Horford had similar praise for playing with Monroe.

“Coach (Brad Stevens) made a great move bringing Greg back in, in the fourth, playing us together,” Horford said. “He made some great plays, passing the ball and just … timely plays. It’s one of those things, the more we play with each other the more comfortable we’ll get. I thought it was very positive.”

Monroe’s role has become significantly more important with the season-ending injury (torn meniscus, left knee) to Daniel Theis. And his ability to play well with various lineups will only improve Boston’s chances of weathering this latest storm of injuries which comes on the eve of the playoffs. 

And while there’s a certain amount of pleasure all players take in being on a playoff-bound team, Monroe understands better than most NBA veterans just how special it is to be headed towards the postseason.

In his eighth season, this will only be Monroe’s second time participating in the playoffs. 

The first time? 

That was last year, with the Milwaukee Bucks. 

“This is what everybody plays for, I hope,” Monroe said. “This is what I play for, to get into the postseason, make a run. It’s the best situation. I’ve been through a lot in my career, this year. I’m grateful. I don’t take anything for granted. I’m going to do whatever I can to help the team.”

And he has done that lately.

Monroe comes into tonight’s game having scored in double figures each of the last four games, a season high for the 6-foot-11 center. 

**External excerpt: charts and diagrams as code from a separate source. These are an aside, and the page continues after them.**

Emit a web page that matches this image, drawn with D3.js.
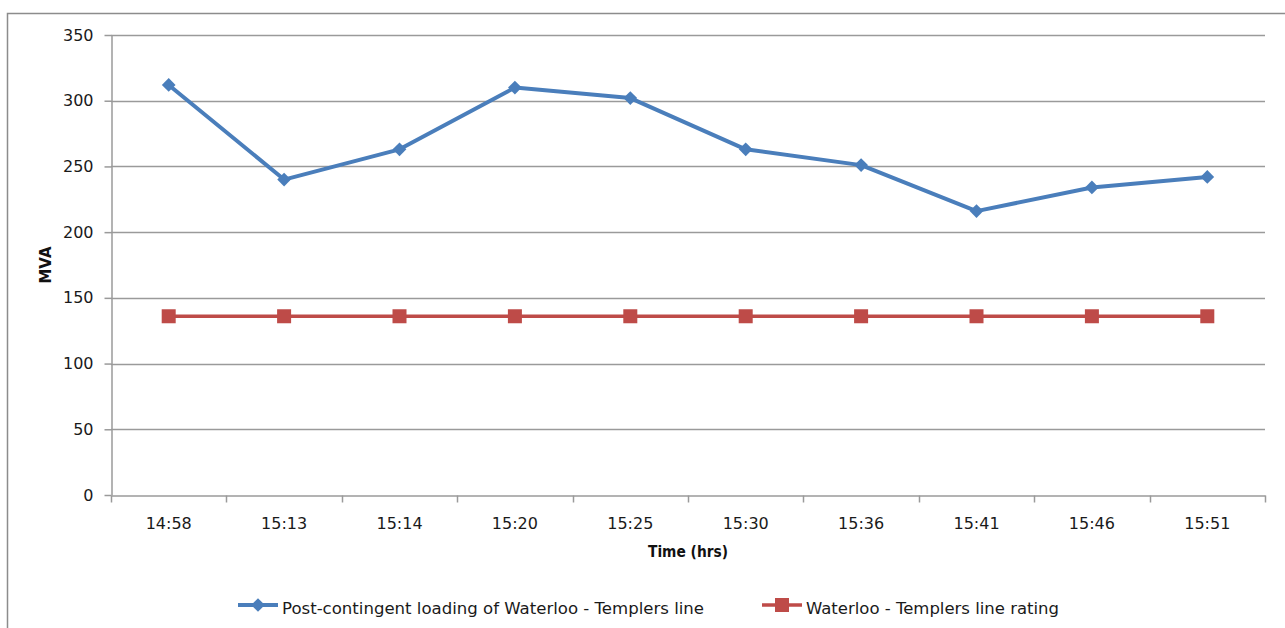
<!DOCTYPE html>
<html>
<head>
<meta charset="utf-8">
<script src="https://cdn.jsdelivr.net/npm/d3@7"></script>
<style>
  html, body { margin: 0; padding: 0; background: #fff; }
  svg { display: block; }
</style>
</head>
<body>
<svg id="chart" width="1285" height="628"></svg>
<script>
// Time stamps of each sample
const times = ["14:58", "15:13", "15:14", "15:20", "15:25", "15:30", "15:36", "15:41", "15:46", "15:51"];
// Post-contingent loading (MVA)
const loading = [312, 240, 263, 310, 302, 263, 251, 216, 234, 242];
// Line rating (MVA)
const rating = [136, 136, 136, 136, 136, 136, 136, 136, 136, 136];
const yTicks = [0, 50, 100, 150, 200, 250, 300, 350];
const seriesNames = ["Post-contingent loading of Waterloo - Templers line", "Waterloo - Templers line rating"];

const blue = "#4a7ebb", red = "#be4b48", grid = "#9a9a9a";
const font = "DejaVu Sans, Verdana, sans-serif";

const svg = d3.select("#chart");
const W = 1285, H = 628;
const m = { left: 111, top: 35, right: 1265, bottom: 495 };

// Chart area frame
svg.append("path")
  .attr("d", `M7.5,${H} V13.5 H${W}`)
  .attr("fill", "none").attr("stroke", "#8c8c8c").attr("stroke-width", 1.5);

const x = d3.scaleBand().domain(times).range([m.left, m.right]).padding(0);
const y = d3.scaleLinear().domain([0, 350]).range([m.bottom, m.top]);

// Horizontal gridlines
svg.append("g").selectAll("line").data(yTicks.filter(d => d > 0)).join("line")
  .attr("x1", m.left).attr("x2", m.right)
  .attr("y1", d => Math.round(y(d)) + 0.5).attr("y2", d => Math.round(y(d)) + 0.5)
  .attr("stroke", grid).attr("stroke-width", 1.5);

// Y axis
const yAxis = svg.append("g").attr("transform", `translate(${m.left + 0.5},0)`)
  .call(d3.axisLeft(y).tickValues(yTicks).tickSize(7).tickPadding(11).tickSizeOuter(0));
yAxis.select(".domain").attr("stroke", grid).attr("stroke-width", 1.5);
yAxis.selectAll(".tick line").attr("stroke", grid).attr("stroke-width", 1.5);
yAxis.selectAll(".tick text").attr("font-family", font).attr("font-size", 16).attr("fill", "#1a1a1a");

// X axis with ticks on category boundaries
const xAxis = svg.append("g").attr("transform", `translate(0,${m.bottom + 0.5})`)
  .call(d3.axisBottom(x).tickSize(0).tickPadding(22));
xAxis.select(".domain").attr("stroke", grid).attr("stroke-width", 1.5);
xAxis.selectAll(".tick text").attr("font-family", font).attr("font-size", 16).attr("fill", "#1a1a1a");
const bounds = times.map(t => x(t)).concat([m.right]);
xAxis.selectAll(".bound").data(bounds).join("line").attr("class", "bound")
  .attr("x1", d => Math.round(d) + 0.5).attr("x2", d => Math.round(d) + 0.5)
  .attr("y1", 0).attr("y2", 7)
  .attr("stroke", grid).attr("stroke-width", 1.5);

// Axis titles
svg.append("text").attr("x", (m.left + m.right) / 2).attr("y", 557)
  .attr("text-anchor", "middle").attr("font-family", font).attr("font-size", 15)
  .attr("font-weight", "bold").attr("fill", "#111")
  .attr("textLength", 80).attr("lengthAdjust", "spacingAndGlyphs").text("Time (hrs)");
svg.append("text").attr("transform", `translate(51,${(m.top + m.bottom) / 2}) rotate(-90)`)
  .attr("text-anchor", "middle").attr("font-family", font).attr("font-size", 15)
  .attr("font-weight", "bold").attr("fill", "#111").text("MVA");

const cx = t => x(t) + x.bandwidth() / 2;
const line = d3.line().x(d => cx(d.t)).y(d => y(d.v));

const loadData = times.map((t, i) => ({ t, v: loading[i] }));
const rateData = times.map((t, i) => ({ t, v: rating[i] }));

const diamond = d3.symbol().type(d3.symbolDiamond2).size(120);

// Rating series
svg.append("path").datum(rateData).attr("d", line)
  .attr("fill", "none").attr("stroke", red).attr("stroke-width", 3.5);
svg.append("g").selectAll("rect").data(rateData).join("rect")
  .attr("x", d => cx(d.t) - 7).attr("y", d => y(d.v) - 7)
  .attr("width", 14).attr("height", 14).attr("fill", red);

// Loading series
svg.append("path").datum(loadData).attr("d", line)
  .attr("fill", "none").attr("stroke", blue).attr("stroke-width", 4)
  .attr("stroke-linejoin", "round");
svg.append("g").selectAll("path").data(loadData).join("path")
  .attr("transform", d => `translate(${cx(d.t)},${y(d.v)})`)
  .attr("d", diamond).attr("fill", blue);

// Legend
const legend = [
  { name: seriesNames[0], color: blue, x0: 238, w: 422, shape: "diamond" },
  { name: seriesNames[1], color: red, x0: 762, w: 253, shape: "square" }
];
const ly = 605;
legend.forEach(l => {
  const g = svg.append("g");
  g.append("line").attr("x1", l.x0).attr("x2", l.x0 + 40).attr("y1", ly).attr("y2", ly)
    .attr("stroke", l.color).attr("stroke-width", l.shape === "diamond" ? 4 : 3.5);
  if (l.shape === "diamond") {
    g.append("path").attr("transform", `translate(${l.x0 + 20},${ly})`).attr("d", diamond).attr("fill", l.color);
  } else {
    g.append("rect").attr("x", l.x0 + 13).attr("y", ly - 7).attr("width", 14).attr("height", 14).attr("fill", l.color);
  }
  g.append("text").attr("x", l.x0 + 44).attr("y", 614)
    .attr("font-family", font).attr("font-size", 16).attr("fill", "#1a1a1a")
    .attr("textLength", l.w).attr("lengthAdjust", "spacingAndGlyphs")
    .text(l.name);
});
</script>
</body>
</html>
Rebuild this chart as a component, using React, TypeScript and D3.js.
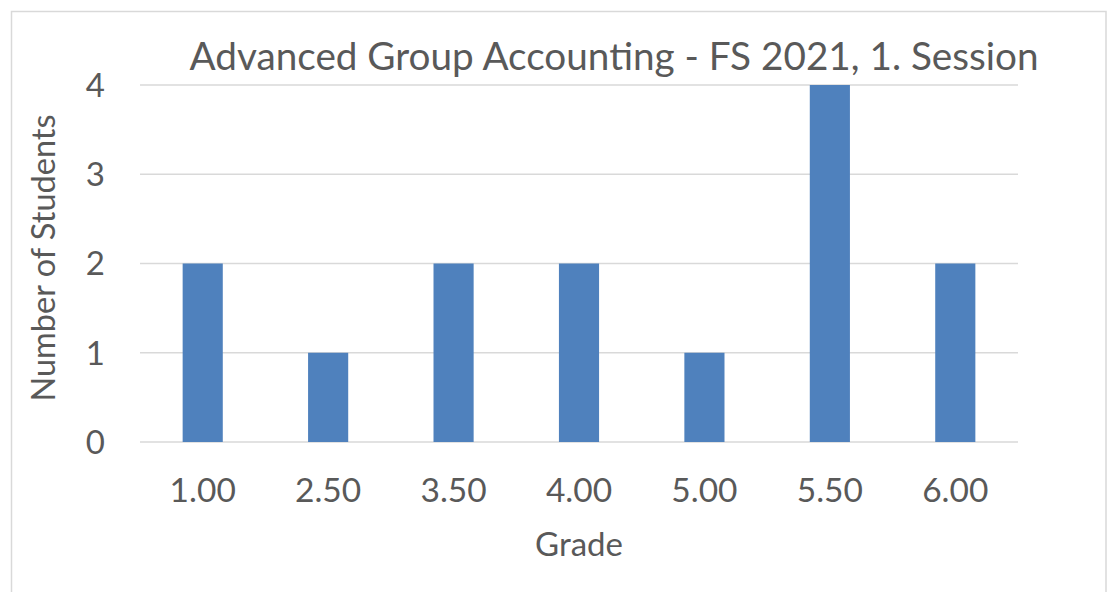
import React from "react";
import * as d3 from "d3";

const categories = ["1.00", "2.50", "3.50", "4.00", "5.00", "5.50", "6.00"];
const counts = [2, 1, 2, 2, 1, 4, 2];
const yTicks = [0, 1, 2, 3, 4];
const title = "Advanced Group Accounting - FS 2021, 1. Session";

export default function App() {
  const W = 1107, H = 592;
  const left = 140, right = 1018, top = 85, bottom = 442;
  const x = d3.scaleBand<string>().domain(categories).range([left, right]).paddingInner(0.68).paddingOuter(0.34);
  const y = d3.scaleLinear().domain([0, 4]).range([bottom, top]);
  const font = "Lato, 'Noto Sans', sans-serif";
  const tc = "#595959";
  return (
    <svg width={W} height={H} style={{ position: "absolute", left: 0, top: 0 }} fontFamily={font}>
      <rect x={0} y={0} width={W} height={H} fill="#fff" />
      <rect x={11.5} y={11.5} width={1094.5} height={H} fill="none" stroke="#d9d9d9" strokeWidth={1.5} />
      {yTicks.map((t) => (
        <g key={t}>
          <line x1={left} x2={right} y1={y(t)} y2={y(t)} stroke="#d9d9d9" strokeWidth={1.5} />
          <text x={105} y={y(t)} dy="0.36em" textAnchor="end" fontSize={33} fill={tc}>{t}</text>
        </g>
      ))}
      {categories.map((c, i) => (
        <rect key={c} x={x(c)} y={y(counts[i])} width={x.bandwidth()} height={bottom - y(counts[i])} fill="#4f81bd" />
      ))}
      {categories.map((c) => (
        <text key={c} x={(x(c) as number) + x.bandwidth() / 2} y={502} textAnchor="middle" fontSize={33.5} fill={tc}>{c}</text>
      ))}
      <text x={614} y={70} textAnchor="middle" fontSize={38.7} fill={tc}>{title}</text>
      <text x={579} y={556} textAnchor="middle" fontSize={33} fill={tc}>Grade</text>
      <text transform="translate(55,258) rotate(-90)" textAnchor="middle" fontSize={32.5} fill={tc}>Number of Students</text>
    </svg>
  );
}
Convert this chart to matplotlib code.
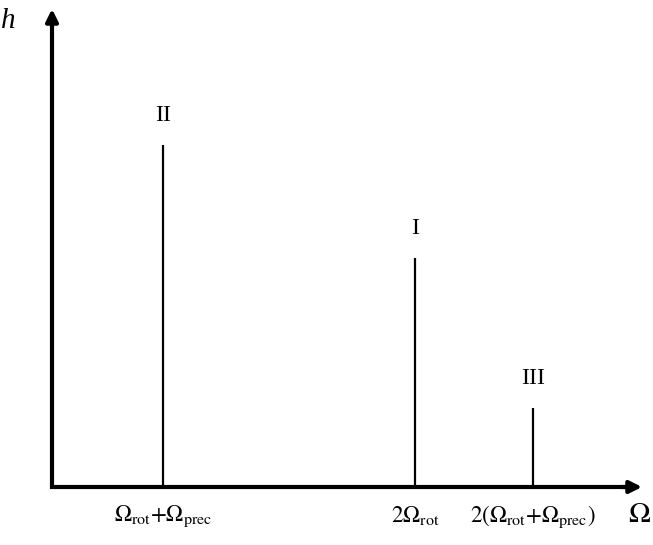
import matplotlib.pyplot as plt

plt.rcParams['font.family'] = 'Liberation Serif'
plt.rcParams['mathtext.fontset'] = 'stix'

# peak positions / heights (arbitrary units, axis spans 0..588 x 0..475)
positions = [111, 363, 481]
heights = [342, 229, 79]
peak_names = ['II', 'I', 'III']
tick_labels = [r'$\mathrm{\Omega_{rot}{+}\Omega_{prec}}$',
               r'$\mathrm{2\Omega_{rot}}$',
               r'$\mathrm{2(\Omega_{rot}{+}\Omega_{prec})}$']

fig = plt.figure(figsize=(6.53, 5.45), dpi=100)
ax = fig.add_axes([52 / 653, 58 / 545, 588 / 653, 475 / 545])
ax.set_xlim(0, 588)
ax.set_ylim(0, 475)
ax.axis('off')

ax.vlines(positions, 0, heights, color='black', lw=1.6)

for x, h, name in zip(positions, heights, peak_names):
    ax.annotate(name, xy=(x, h), xytext=(0, 21.5), textcoords='offset points',
                ha='center', va='center', fontsize=17)

for x, lab in zip(positions, tick_labels):
    ax.annotate(lab, xy=(x, 0), xytext=(0, -21), textcoords='offset points',
                ha='center', va='center', fontsize=16.5)

# axes as one L-shaped line, then arrow heads
ax.plot([0, 0, 575], [465, 0, 0], color='black', lw=3,
        solid_joinstyle='miter', solid_capstyle='butt', clip_on=False)
arrow = dict(arrowstyle='-|>', lw=3, color='black', mutation_scale=18,
             shrinkA=0, shrinkB=0)
ax.annotate('', xy=(590, 0), xytext=(570, 0), arrowprops=arrow,
            annotation_clip=False)
ax.annotate('', xy=(0, 478), xytext=(0, 460), arrowprops=arrow,
            annotation_clip=False)

fig.text(1 / 653, 1 - 21 / 545, 'h', style='italic', fontsize=21,
         ha='left', va='center')
fig.text(639 / 653, 1 - 515 / 545, r'$\mathrm{\Omega}$', fontsize=21,
         ha='center', va='center')

plt.savefig('out.png', dpi=100)
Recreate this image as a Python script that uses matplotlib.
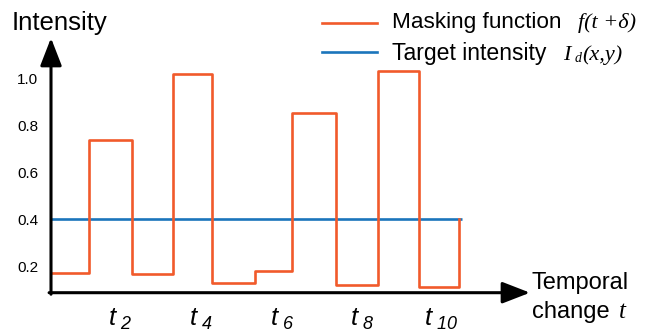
import matplotlib
matplotlib.use('Agg')
from matplotlib import pyplot as plt
from matplotlib.lines import Line2D

plt.rcParams['font.family'] = ['Liberation Sans', 'DejaVu Sans']
plt.rcParams['mathtext.fontset'] = 'custom'
plt.rcParams['mathtext.it'] = 'Liberation Sans:italic'
plt.rcParams['mathtext.rm'] = 'Liberation Sans:italic'

# step edges (time units) and masking levels
edges = [0, 0.92, 1.99, 2.98, 3.95, 5.0, 5.91, 6.99, 8.01, 9.02, 10.0]
mask_levels = [0.17, 0.736, 0.167, 1.017, 0.128, 0.181, 0.851, 0.121, 1.032, 0.113]
end_level = 0.4
target_level = 0.4
target_span = [0, 10.07]

ytick_vals = [0.2, 0.4, 0.6, 0.8, 1.0]
ytick_labels = ['0.2', '0.4', '0.6', '0.8', '1.0']
xtick_vals = [1.69, 3.66, 5.66, 7.62, 9.55]
xtick_labels = [r'$t_{\ %s}$' % k for k in ['2', '4', '6', '8', '10']]

orange = '#f15a2b'
blue = '#1b75bb'

W, H = 654, 331
fig = plt.figure(figsize=(W / 100, H / 100), dpi=100)
# axes box in pixels: left 51, right 530, bottom 292.7, top 38
ax = fig.add_axes([51 / W, (H - 292.7) / H, (530 - 51) / W, (292.7 - 38) / H])
ax.set_xlim(0, 11.73)
ax.set_ylim(0.0877, 1.1715)
for s in ax.spines.values():
    s.set_visible(False)

ax.plot(target_span, [target_level, target_level], color=blue, lw=1.9,
        solid_capstyle='butt', zorder=2)
ax.plot(edges, mask_levels + [end_level], drawstyle='steps-post', color=orange,
        lw=1.9, zorder=3)

ax.set_yticks(ytick_vals, ytick_labels, fontsize=11)
ax.set_xticks(xtick_vals, xtick_labels, fontsize=18.5)
ax.tick_params(axis='y', length=0, pad=9)
ax.tick_params(axis='x', length=0, pad=10)

arrow = dict(arrowstyle='-|>,head_length=0.85,head_width=0.33', lw=2.2, color='k',
             shrinkA=0, shrinkB=0, mutation_scale=20)
ax.annotate('', xy=(1, 0), xytext=(-0.004, 0), xycoords='axes fraction',
            arrowprops=arrow, annotation_clip=False)
ax.annotate('', xy=(0, 1), xytext=(0, -0.006), xycoords='axes fraction',
            arrowprops=arrow, annotation_clip=False)

fig.text(12 / W, 1 - 30 / H, 'Intensity', fontsize=18.5, va='baseline')
fig.text(531.7 / W, 1 - 289.3 / H, 'Temporal', fontsize=17, va='baseline')
fig.text(531.7 / W, 1 - 317.7 / H, 'change', fontsize=17, va='baseline')
fig.text(619 / W, 1 - 317.7 / H, 't', fontsize=18, va='baseline',
         family='Liberation Serif', style='italic')

# legend
fig.add_artist(Line2D([321.7 / W, 376.7 / W], [1 - 22.7 / H, 1 - 22.7 / H],
                      color=orange, lw=1.9))
fig.add_artist(Line2D([321.7 / W, 376.7 / W], [1 - 51.7 / H, 1 - 51.7 / H],
                      color=blue, lw=1.9))
fig.text(391.7 / W, 1 - 28.3 / H, 'Masking function', fontsize=16.2, va='baseline')
fig.text(578 / W, 1 - 28.3 / H, r'f(t +δ)', fontsize=16, va='baseline',
         family='Liberation Serif', style='italic')
fig.text(391.7 / W, 1 - 60 / H, 'Target intensity', fontsize=16.6, va='baseline')
fig.text(563 / W, 1 - 60 / H, 'I', fontsize=16, va='baseline',
         family='Liberation Serif', style='italic')
fig.text(575 / W, 1 - 62 / H, 'd', fontsize=10, va='baseline',
         family='Liberation Serif', style='italic')
fig.text(582 / W, 1 - 60 / H, '(x,y)', fontsize=16, va='baseline',
         family='Liberation Serif', style='italic')

fig.savefig('out.png', dpi=100)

Having spent most of his NBA career watching instead of participating in the playoffs, Monroe is out to prove that he can in fact be a significant contributor to a team that’s postseason-bound.

“For sure. You have to have a little chip, a little fire, at least in my eyes,” Monroe said. “I’ve never doubted myself. It’s about being between those lines and being the best player I can be. That’s what I’m focused on.”